If you want use the AzureWave AW-CM358-uSD, please change the macro to WIFI_BOARD_AW_CM358.

Jumper settings for AzureWave AW-NM191NF-uSD Module:
  - J11 1-2: VIO_SD 1.8V (Voltage level of SDIO pins is 1.8V)
  - J2  1-2: 3.3V VIO_uSD (Power Supply from uSD connector)

Jumper settings for AzureWave AW-AM457-uSD Module:
  - J11 1-2: VIO_SD 1.8V (Voltage level of SDIO pins is 1.8V)
  - J2  1-2: 3.3V VIO_uSD (Power Supply from uSD connector)

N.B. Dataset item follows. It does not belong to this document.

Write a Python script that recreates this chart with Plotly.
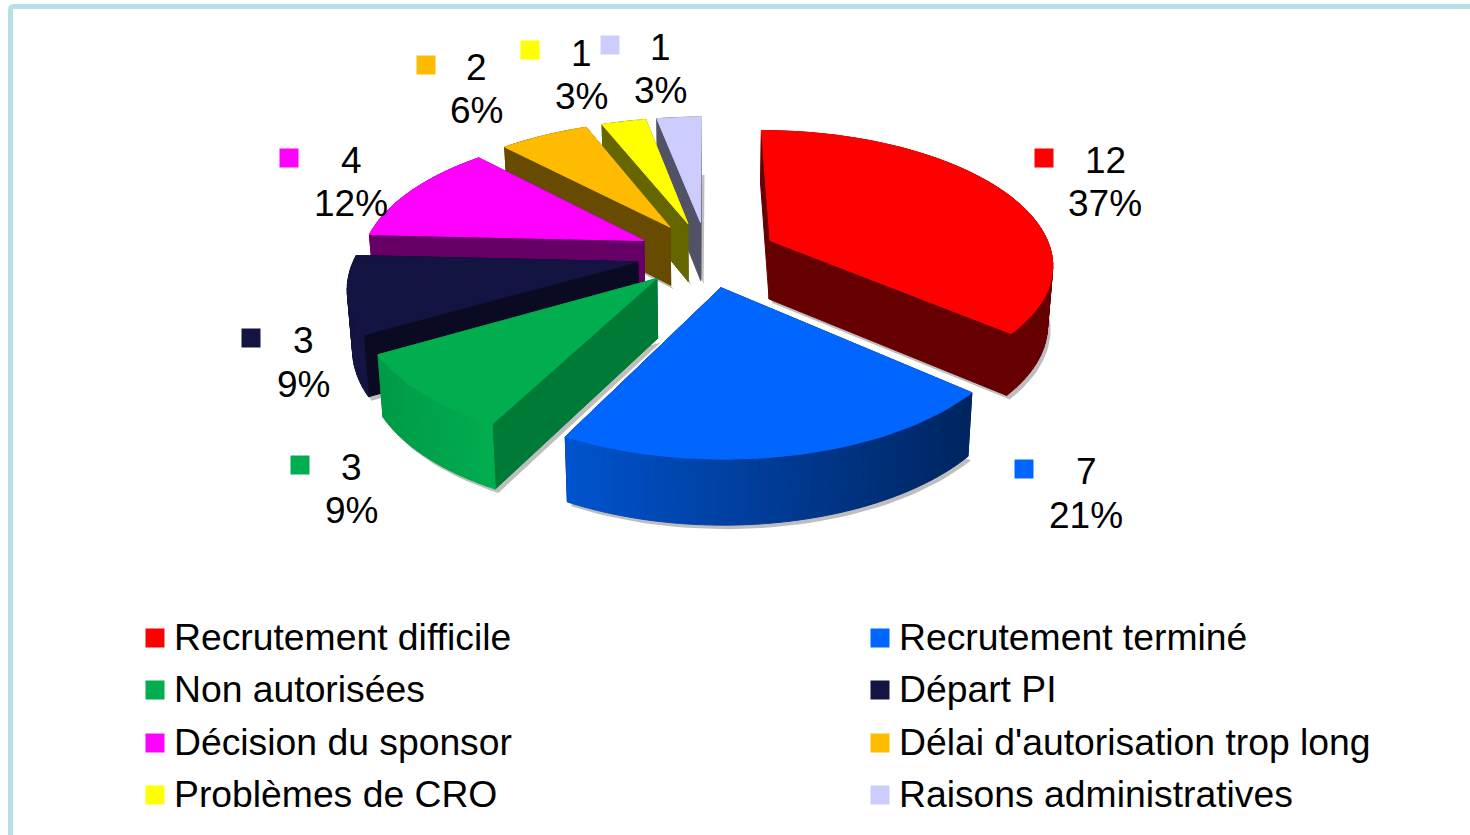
import math
import plotly.graph_objects as go

# ---- data ----
categories = ["Recrutement difficile", "Recrutement terminé", "Non autorisées", "Départ PI",
              "Décision du sponsor", "Délai d'autorisation trop long", "Problèmes de CRO",
              "Raisons administratives"]
values = [12, 7, 3, 3, 4, 2, 1, 1]
percent_labels = ["37%", "21%", "9%", "9%", "12%", "6%", "3%", "3%"]

# ---- styles ----
top_colors = ["#FF0000", "#0066FF", "#00AD4F", "#141442", "#FF00FF", "#FFBB00", "#FFFF00", "#CCCCFF"]
cut_colors = ["#660000", "#002966", "#007A37", "#0A0A22", "#660066", "#664B00", "#666600", "#525266"]
wall_left = ["#660000", "#0054D0", "#009A47", "#141442", "#660066", "#664B00", "#666600", "#525266"]
wall_right = ["#660000", "#002560", "#00AD4F", "#141442", "#660066", "#664B00", "#666600", "#525266"]
FONT = "Liberation Sans, Arial, sans-serif"

# label positions in page pixels: marker x/y, text centre x, first line y, second line y
label_pos = [(1044, 158, 1105, 160, 203), (1024, 469, 1086, 471, 515), (300, 465, 351, 467, 510),
             (251, 338, 303, 340, 384), (289, 158, 351, 160, 203), (426, 65, 476, 67, 110),
             (530, 50, 581, 53, 96), (610, 45, 660, 47, 90)]
legend_pos = [(155, 638), (880, 638), (155, 690), (880, 690), (155, 743), (880, 743), (155, 795), (880, 795)]

# projection parameters
CX, CY, BX, AY, K, H, EXPLODE, CONVERGE = 707, 254, 282, 131.7, 0.161, 59, 0.25, 0.015


def proj(x, y, z=0.0):
    s = 1 / (1 + K * y)
    return CX + BX * x * s * (1 - CONVERGE * z), CY - AY * y * s + H * z * s ** 0.5


def mix(c1, c2, t):
    a = [int(c1[i:i + 2], 16) for i in (1, 3, 5)]
    b = [int(c2[i:i + 2], 16) for i in (1, 3, 5)]
    return "rgb(%d,%d,%d)" % tuple(round(p + (q - p) * t) for p, q in zip(a, b))


def area(pts):
    return sum(pts[i][0] * pts[(i + 1) % len(pts)][1] - pts[(i + 1) % len(pts)][0] * pts[i][1]
               for i in range(len(pts))) / 2


fig = go.Figure()


def poly(pts, color, width=1):
    fig.add_trace(go.Scatter(x=[p[0] for p in pts] + [pts[0][0]], y=[p[1] for p in pts] + [pts[0][1]],
                             mode="lines", fill="toself", fillcolor=color,
                             line=dict(width=width, color=color), hoverinfo="skip", showlegend=False))


total = sum(values)
slices = []
acc = 0.0
for i, v in enumerate(values):
    a0 = acc / total * 2 * math.pi
    acc += v
    a1 = acc / total * 2 * math.pi
    slices.append((i, a0, a1))

order = sorted(slices, key=lambda s: -math.cos((s[1] + s[2]) / 2))
for i, a0, a1 in order:
    mid = (a0 + a1) / 2
    ax, ay = EXPLODE * math.sin(mid), EXPLODE * math.cos(mid)
    n = max(4, int((a1 - a0) / 0.03))
    ang = [a0 + (a1 - a0) * j / n for j in range(n + 1)]
    rim = [(ax + math.sin(t), ay + math.cos(t)) for t in ang]
    # soft shadow under the slice
    base = [proj(ax, ay, 1)] + [proj(x, y, 1) for x, y in rim]
    poly([(x + 3, y + 4) for x, y in base], "rgba(110,110,110,0.45)", 0)
    faces = []
    for a, b in (((ax, ay), rim[0]), (rim[-1], (ax, ay))):
        q = [proj(*a), proj(*b), proj(*b, 1), proj(*a, 1)]
        faces.append((q, cut_colors[i]))
    span = (proj(*rim[0])[0] - proj(*rim[-1])[0]) or 1
    for j in range(n):
        q = [proj(*rim[j]), proj(*rim[j + 1]), proj(*rim[j + 1], 1), proj(*rim[j], 1)]
        t = (proj(*rim[j])[0] - proj(*rim[-1])[0]) / span
        faces.append((q, mix(wall_left[i], wall_right[i], max(0, min(1, t)))))
    for q, c in faces:
        if area(q) > 0:
            poly(q, c)
    for q, c in faces:
        if area(q) <= 0:
            poly(q, c)
    poly([proj(ax, ay)] + [proj(x, y) for x, y in rim], top_colors[i])

# data-label keys and legend keys
fig.add_trace(go.Scatter(x=[p[0] for p in label_pos], y=[p[1] for p in label_pos], mode="markers",
                         marker=dict(symbol="square", size=19, color=top_colors, line=dict(width=0)),
                         hoverinfo="skip", showlegend=False))
fig.add_trace(go.Scatter(x=[p[0] for p in legend_pos], y=[p[1] for p in legend_pos], mode="markers",
                         marker=dict(symbol="square", size=19, color=top_colors, line=dict(width=0)),
                         hoverinfo="skip", showlegend=False))

ann = []
for v, pct, p in zip(values, percent_labels, label_pos):
    for txt, y in ((str(v), p[3]), (pct, p[4])):
        ann.append(dict(x=p[2], y=y, text=txt, showarrow=False, xanchor="center", yanchor="middle",
                        font=dict(family=FONT, size=37, color="black")))
for name, p in zip(categories, legend_pos):
    ann.append(dict(x=p[0] + 17, y=p[1] - 1, text=name, showarrow=False, xanchor="left", yanchor="middle",
                    font=dict(family=FONT, size=37.3, color="black")))

fig.update_layout(
    width=1470, height=835, margin=dict(l=0, r=0, t=0, b=0), autosize=False,
    paper_bgcolor="white", plot_bgcolor="white", annotations=ann, showlegend=False,
    xaxis=dict(range=[0, 1470], visible=False, fixedrange=True),
    yaxis=dict(range=[835, 0], visible=False, fixedrange=True),
    shapes=[dict(type="path", xref="x", yref="y", path="M 10.5 835 L 10.5 10 Q 10.5 6.5 14 6.5 L 1470 6.5",
                 line=dict(color="#B8E0E4", width=5), fillcolor="rgba(0,0,0,0)")],
)
fig.write_html("out.html", config={"displayModeBar": False},
               post_script="document.body.style.margin='0';document.documentElement.style.overflow='hidden';")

Jumper settings for AzureWave AW-CM358-uSD Module:
  - J4 1-2: VIO 1.8V (Voltage level of SDIO pins is 1.8V)
  - J2 1-2: 3.3V VIO_uSD (Power Supply from uSD connector)
  - The pin 1 of J4 is not marked on the board. Please note that pin numbering of J4 is opposite to J2 (pin 1 is close to the "J4" label):
         3 2 1
         o o=o J4
      J2 o=o o
         1 2 3

Prepare the Demo
================
1.  Connect a micro USB cable between the PC host and the CMSIS DAP USB port on the board
2.  Open a serial terminal with the following settings:
    - 115200 baud rate
    - 8 data bits
    - No parity
    - One stop bit
    - No flow control
3.  Connect the WiFi module to SD card slot.
4.  Download the program to the target board.
5.  Either press the reset button on your board or launch the debugger in your IDE to begin running the demo.


Running the demo
================
1. Adjust the SSID and PASSPHRASE definition to fit your wifi network and adjust the ping address definitions.
2. After wifi is initialized, it'll try to scan nearby networks. After the scan results appear press any key to continue.
3. Wifi will now try to connect to the defined network. After that you'll be one more time prompted to press any key.